04 July 2021

The Joy of Calendars

I was asked on a forum once whether (among my many other cultural game fillips) I utilized IC calendars.  Good heavens, all the freaking time, was my response.  Since my gameworld isn't a one-dimensional save point between dungeon crawls, seasons happen.  High holy days happen.  Traditional village celebrations happen.  Lunar phases happen.

The party might pass through a village where the locals aren't ready at the drop of a silver to cater to their needs, because it's the day of the midsummer Fire Dance festival, and everyone who isn't wearing a costume and capering on the cliffside is a spectator cheering the dancers on.  (Plenty of free ale and festival eats, though!)

It does make a certain sense to hire an orc as your "Green Man" ...

The party might be looking forward to the high holy day of the state religion,  nine days from now, when people wanting to undergo vision quests in the precincts of the High Basilica have unusual success in seeing the path.  

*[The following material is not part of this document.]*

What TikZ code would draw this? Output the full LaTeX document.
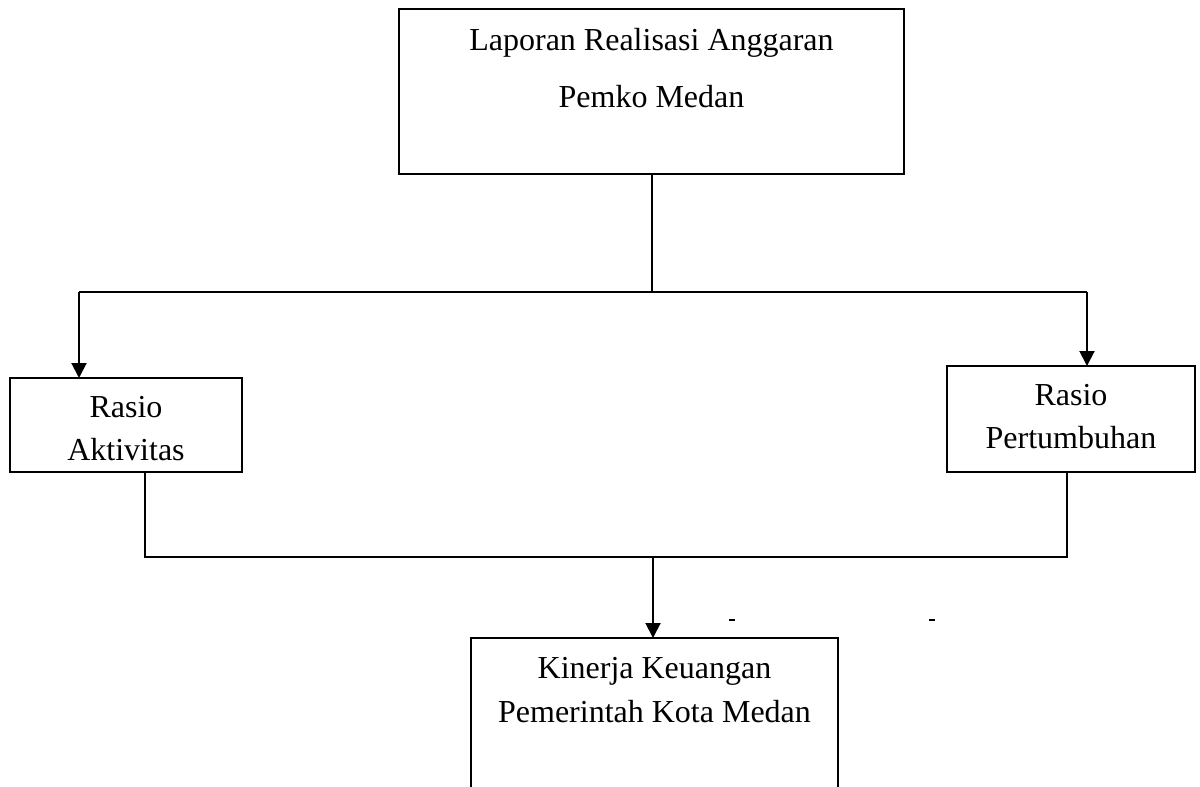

(They'd also better plan on about twenty thousand pilgrims hitting town a few days beforehand, and every inn and tavern space booked up.  This would also be a factor in large-scale seasonal trade fairs, celebrations of the monarch’s birthday, and all manner of predictable events of which the locals would take advantage.  I once lived in proximity to New England’s regional fair, which takes place over two weeks and three weekends, it’s sited in a small city, it averages almost a hundred thousand visitors a day, and homeowners within a half-mile make hundreds of dollars a day selling parking spots.)

The party might be hellbent on getting down to Veredar Island NOW, because the monsoon season's kicking off down there in three weeks, and even with a weather mage witching the sails they'll be cutting the timing fine.

The party might be hoping for a moonless night to make that strike, and the scholar with the ephemeris knows the next one is four days from now, but the next one beyond that is fifteen days down the road.  (Hope she made the roll by enough to know that Rosverando's Comet is due to hit perihelion fourteen days from now, so they better not dawdle.)

And the party might want to pitilessly kill every damn partying local blowing a vuvuzela underneath their inn window ...

All this is fixed; I run a sandbox.  Part and parcel of that is I don't throw in bullshit "coincidental" monsoons/eclipses/full moons just to provide random extra obstacles to the party.  I don't see why a group can't plan carefully to deal with seasonal/meteorological/celestial factors just as readily as they plan for fortifications, the strength of oppositions, the power of sorcerers, or any other such "traditional" wargaming-style complication ... and I don't see any reason NOT to hose a party that can't be bothered, the same way I wouldn't take it easy on a party that attempted a frontal assault against suicidally heavy odds.

Hard to create?  Not at all.  There’s going to be a spring planting festival: damn near every culture has one.  There’s going to be a harvest festival: damn near every culture has one.  There’s going to be a holiday celebrating the founding of the nation.  The ruler’s birthday will likely be a holiday ... and not only has more than one culture used that day to designate the new year, some of them have trouble in how the change to a new ruler upsets the bookkeeping!  Your religions will have holidays.  There’ll be the commemoration of a great battle.  (A number of nations commemorate great defeats!) A major athletic festival like the Olympics or the Kentucky Derby.  The traditional day every year when new apprentices are taken, or the knightly order elevates new knights, or annual quitrents are due, or the Blessing Of The Fleet takes place, or last year's wine is broached.  

Heck, one of the oldest known ongoing holidays is Lanimer Week in the town of Lanark in Scotland, which grew organically from the town being granted royal city status 900 years ago, a condition that the local merchants ceremonially inspect the boundary stones on that date each year, and celebrations springing up from that.  Or the town where I grew up, which has an annual celebration at the beginning of May based around the running of the herring.  (I am not making this up.)  Come to that, said town had an annual ritual as late as the 1980s where the selectmen would walk the bounds of the down, touching up the paint on the carved boundary stones.  This involved some measure of bushwhacking, with many of the stones being in forests or marshlands ...

So come up with a couple a month.  This is far from over the top; England celebrated 33 “saint’s days” before the UK’s holiday schedule was settled in the 19th century.  Plenty of online lists of such holidays and how they were/are celebrated – just file off the serial numbers and you’re good!